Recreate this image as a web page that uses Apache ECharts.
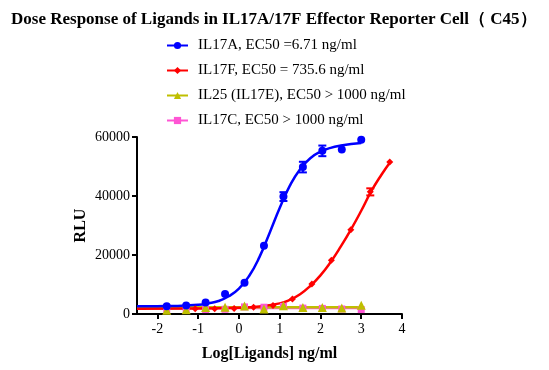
<!DOCTYPE html>
<html><head><meta charset="utf-8">
<script src="https://cdn.jsdelivr.net/npm/echarts@6/dist/echarts.min.js"></script>
<style>html,body{margin:0;padding:0;background:#fff}#c{width:549px;height:370px}</style>
</head><body><div id="c"></div>
<script>
// Names
const names = ['IL17A, EC50 =6.71 ng/ml','IL17F, EC50 = 735.6 ng/ml','IL25 (IL17E), EC50 > 1000 ng/ml','IL17C, EC50 > 1000 ng/ml'];
// Data points (log10 concentration, RLU, error)
const xA = [-1.771,-1.294,-0.817,-0.340,0.137,0.614,1.092,1.569,2.046,2.523,3.000];
const yA = [2600,2900,3900,6800,10600,23100,39800,49800,55300,55800,59100];
const eA = [0,0,0,0,0,0,1500,1800,1800,0,0];
const xF = [-1.073,-0.595,-0.118,0.359,0.836,1.313,1.790,2.268,2.745,3.222,3.699];
const yF = [1800,1800,1900,2300,2900,5100,10200,18200,28600,41400,51500];
const eF = [0,0,0,0,0,0,0,0,0,1200,0];
const xE = [-1.771,-1.294,-0.817,-0.340,0.137,0.614,1.092,1.569,2.046,2.523,3.000];
const yE = [1300,1400,2200,2300,2700,1700,2800,2200,2200,2000,3000];
const xC = [-1.771,-1.294,-0.817,-0.340,0.137,0.614,1.092,1.569,2.046,2.523,3.000];
const yC = [1600,1700,1500,1600,2400,2300,2600,2000,1900,1700,1500];
// Fitted curves
const cxA = [-2.5,-2,-1.5,-1,-0.75,-0.5,-0.25,0,0.25,0.5,0.75,1,1.25,1.5,1.75,2,2.25,2.5,2.75,3];
const cyA = [2600,2650,2750,3100,3600,4400,6000,8600,12900,19200,27400,35900,43500,49100,52800,55000,56300,57100,57600,58000];
const cxF = [-2.5,-1,0,0.5,1,1.25,1.5,1.75,2,2.25,2.5,2.75,3,3.25,3.5,3.7];
const cyF = [1800,1850,2100,2550,3600,4800,6700,9500,13100,17600,22900,28700,35000,41700,47300,51300];
const cxE = [-2.5,3];
const cyE = [2250,2250];
const cxC = [-2.5,3];
const cyC = [2000,2000];
// Axis ticks
const xTicks = [-2,-1,0,1,2,3,4];

const colors = ['#0000ff','#ff0000','#bfbf00','#ff55d4'];
const FONT = 'Liberation Serif';
const zip = (a,b)=>a.map((v,i)=>[v,b[i]]);
const errData = (xs,ys,es)=>xs.map((v,i)=>[v,ys[i],es[i]]).filter(d=>d[2]>0);

function errBar(color){
  return function(params, api){
    const x = api.value(0), y = api.value(1), e = api.value(2);
    const top = api.coord([x,y+e]), bot = api.coord([x,y-e]);
    const w = 4;
    const st = {stroke:color,lineWidth:2};
    return {type:'group',children:[
      {type:'line',shape:{x1:top[0],y1:top[1],x2:bot[0],y2:bot[1]},style:st},
      {type:'line',shape:{x1:top[0]-w,y1:top[1],x2:top[0]+w,y2:top[1]},style:st},
      {type:'line',shape:{x1:bot[0]-w,y1:bot[1],x2:bot[0]+w,y2:bot[1]},style:st}
    ]};
  };
}

const chart = echarts.init(document.getElementById('c'),null,{renderer:'canvas'});
const symbols = ['circle','diamond','triangle','rect'];
const sizes = [8,7,9,7];
const curves = [[cxA,cyA],[cxF,cyF],[cxE,cyE],[cxC,cyC]];
const pts = [[xA,yA],[xF,yF],[xE,yE],[xC,yC]];
const order = [3,2,1,0];
const series = [];
order.forEach((k,j)=>{
  series.push({name:names[k],type:'line',data:zip(curves[k][0],curves[k][1]),showSymbol:false,symbol:symbols[k],
    smooth:true,lineStyle:{color:colors[k],width:2.5},itemStyle:{color:colors[k]},z:2+j,silent:true});
});
order.forEach((k,j)=>{
  series.push({name:names[k],type:'scatter',data:zip(pts[k][0],pts[k][1]),symbol:symbols[k],symbolSize:sizes[k],
    itemStyle:{color:colors[k],opacity:1},z:10+j});
});
series.push({type:'custom',renderItem:errBar(colors[1]),data:errData(xF,yF,eF),z:20});
series.push({type:'custom',renderItem:errBar(colors[0]),data:errData(xA,yA,eA),z:21});

chart.setOption({
  animation:false,
  title:{text:'Dose Response of Ligands in IL17A/17F Effector Reporter Cell（ C45）',left:6,top:6,
    textStyle:{fontFamily:FONT,fontWeight:'bold',fontSize:17,color:'#000'}},
  legend:{data:names,orient:'vertical',left:161,top:33,itemWidth:21,itemHeight:9,itemGap:10,
    textStyle:{fontFamily:FONT,fontSize:15,color:'#000',padding:[0,0,0,5]}},
  grid:{left:137,right:147,top:137,bottom:56},
  xAxis:{type:'value',min:-2.5,max:4,
    name:'Log[Ligands] ng/ml',nameLocation:'middle',nameGap:32,
    nameTextStyle:{fontFamily:FONT,fontWeight:'bold',fontSize:16,color:'#000'},
    axisLine:{show:true,onZero:false,lineStyle:{color:'#000',width:2}},
    axisTick:{show:true,customValues:xTicks,length:5,lineStyle:{color:'#000',width:2}},
    axisLabel:{customValues:xTicks,fontFamily:FONT,fontSize:14,color:'#000',margin:8},
    splitLine:{show:false}},
  yAxis:{type:'value',min:0,max:60000,interval:20000,
    name:'RLU',nameLocation:'middle',nameGap:48,
    nameTextStyle:{fontFamily:FONT,fontWeight:'bold',fontSize:16,color:'#000'},
    axisLine:{show:true,onZero:false,lineStyle:{color:'#000',width:2}},
    axisTick:{show:true,length:5,lineStyle:{color:'#000',width:2}},
    axisLabel:{fontFamily:FONT,fontSize:14,color:'#000',margin:7,formatter:v=>String(v)},
    splitLine:{show:false}},
  series:series
});
</script></body></html>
____
● Task to carry out: Copy the data word for word. Pictures do not go in the copy.

● Solution for this exercise:
Recreate this image as a web page that uses Apache ECharts.
<!DOCTYPE html>
<html><head><meta charset="utf-8">
<script src="https://cdn.jsdelivr.net/npm/echarts@6/dist/echarts.min.js"></script>
<style>html,body{margin:0;padding:0;background:#fff}#c{width:549px;height:370px}</style>
</head><body><div id="c"></div>
<script>
// Names
const names = ['IL17A, EC50 =6.71 ng/ml','IL17F, EC50 = 735.6 ng/ml','IL25 (IL17E), EC50 > 1000 ng/ml','IL17C, EC50 > 1000 ng/ml'];
// Data points (log10 concentration, RLU, error)
const xA = [-1.771,-1.294,-0.817,-0.340,0.137,0.614,1.092,1.569,2.046,2.523,3.000];
const yA = [2600,2900,3900,6800,10600,23100,39800,49800,55300,55800,59100];
const eA = [0,0,0,0,0,0,1500,1800,1800,0,0];
const xF = [-1.073,-0.595,-0.118,0.359,0.836,1.313,1.790,2.268,2.745,3.222,3.699];
const yF = [1800,1800,1900,2300,2900,5100,10200,18200,28600,41400,51500];
const eF = [0,0,0,0,0,0,0,0,0,1200,0];
const xE = [-1.771,-1.294,-0.817,-0.340,0.137,0.614,1.092,1.569,2.046,2.523,3.000];
const yE = [1300,1400,2200,2300,2700,1700,2800,2200,2200,2000,3000];
const xC = [-1.771,-1.294,-0.817,-0.340,0.137,0.614,1.092,1.569,2.046,2.523,3.000];
const yC = [1600,1700,1500,1600,2400,2300,2600,2000,1900,1700,1500];
// Fitted curves
const cxA = [-2.5,-2,-1.5,-1,-0.75,-0.5,-0.25,0,0.25,0.5,0.75,1,1.25,1.5,1.75,2,2.25,2.5,2.75,3];
const cyA = [2600,2650,2750,3100,3600,4400,6000,8600,12900,19200,27400,35900,43500,49100,52800,55000,56300,57100,57600,58000];
const cxF = [-2.5,-1,0,0.5,1,1.25,1.5,1.75,2,2.25,2.5,2.75,3,3.25,3.5,3.7];
const cyF = [1800,1850,2100,2550,3600,4800,6700,9500,13100,17600,22900,28700,35000,41700,47300,51300];
const cxE = [-2.5,3];
const cyE = [2250,2250];
const cxC = [-2.5,3];
const cyC = [2000,2000];
// Axis ticks
const xTicks = [-2,-1,0,1,2,3,4];

const colors = ['#0000ff','#ff0000','#bfbf00','#ff55d4'];
const FONT = 'Liberation Serif';
const zip = (a,b)=>a.map((v,i)=>[v,b[i]]);
const errData = (xs,ys,es)=>xs.map((v,i)=>[v,ys[i],es[i]]).filter(d=>d[2]>0);

function errBar(color){
  return function(params, api){
    const x = api.value(0), y = api.value(1), e = api.value(2);
    const top = api.coord([x,y+e]), bot = api.coord([x,y-e]);
    const w = 4;
    const st = {stroke:color,lineWidth:2};
    return {type:'group',children:[
      {type:'line',shape:{x1:top[0],y1:top[1],x2:bot[0],y2:bot[1]},style:st},
      {type:'line',shape:{x1:top[0]-w,y1:top[1],x2:top[0]+w,y2:top[1]},style:st},
      {type:'line',shape:{x1:bot[0]-w,y1:bot[1],x2:bot[0]+w,y2:bot[1]},style:st}
    ]};
  };
}

const chart = echarts.init(document.getElementById('c'),null,{renderer:'canvas'});
const symbols = ['circle','diamond','triangle','rect'];
const sizes = [8,7,9,7];
const curves = [[cxA,cyA],[cxF,cyF],[cxE,cyE],[cxC,cyC]];
const pts = [[xA,yA],[xF,yF],[xE,yE],[xC,yC]];
const order = [3,2,1,0];
const series = [];
order.forEach((k,j)=>{
  series.push({name:names[k],type:'line',data:zip(curves[k][0],curves[k][1]),showSymbol:false,symbol:symbols[k],
    smooth:true,lineStyle:{color:colors[k],width:2.5},itemStyle:{color:colors[k]},z:2+j,silent:true});
});
order.forEach((k,j)=>{
  series.push({name:names[k],type:'scatter',data:zip(pts[k][0],pts[k][1]),symbol:symbols[k],symbolSize:sizes[k],
    itemStyle:{color:colors[k],opacity:1},z:10+j});
});
series.push({type:'custom',renderItem:errBar(colors[1]),data:errData(xF,yF,eF),z:20});
series.push({type:'custom',renderItem:errBar(colors[0]),data:errData(xA,yA,eA),z:21});

chart.setOption({
  animation:false,
  title:{text:'Dose Response of Ligands in IL17A/17F Effector Reporter Cell（ C45）',left:6,top:6,
    textStyle:{fontFamily:FONT,fontWeight:'bold',fontSize:17,color:'#000'}},
  legend:{data:names,orient:'vertical',left:161,top:33,itemWidth:21,itemHeight:9,itemGap:10,
    textStyle:{fontFamily:FONT,fontSize:15,color:'#000',padding:[0,0,0,5]}},
  grid:{left:137,right:147,top:137,bottom:56},
  xAxis:{type:'value',min:-2.5,max:4,
    name:'Log[Ligands] ng/ml',nameLocation:'middle',nameGap:32,
    nameTextStyle:{fontFamily:FONT,fontWeight:'bold',fontSize:16,color:'#000'},
    axisLine:{show:true,onZero:false,lineStyle:{color:'#000',width:2}},
    axisTick:{show:true,customValues:xTicks,length:5,lineStyle:{color:'#000',width:2}},
    axisLabel:{customValues:xTicks,fontFamily:FONT,fontSize:14,color:'#000',margin:8},
    splitLine:{show:false}},
  yAxis:{type:'value',min:0,max:60000,interval:20000,
    name:'RLU',nameLocation:'middle',nameGap:48,
    nameTextStyle:{fontFamily:FONT,fontWeight:'bold',fontSize:16,color:'#000'},
    axisLine:{show:true,onZero:false,lineStyle:{color:'#000',width:2}},
    axisTick:{show:true,length:5,lineStyle:{color:'#000',width:2}},
    axisLabel:{fontFamily:FONT,fontSize:14,color:'#000',margin:7,formatter:v=>String(v)},
    splitLine:{show:false}},
  series:series
});
</script></body></html>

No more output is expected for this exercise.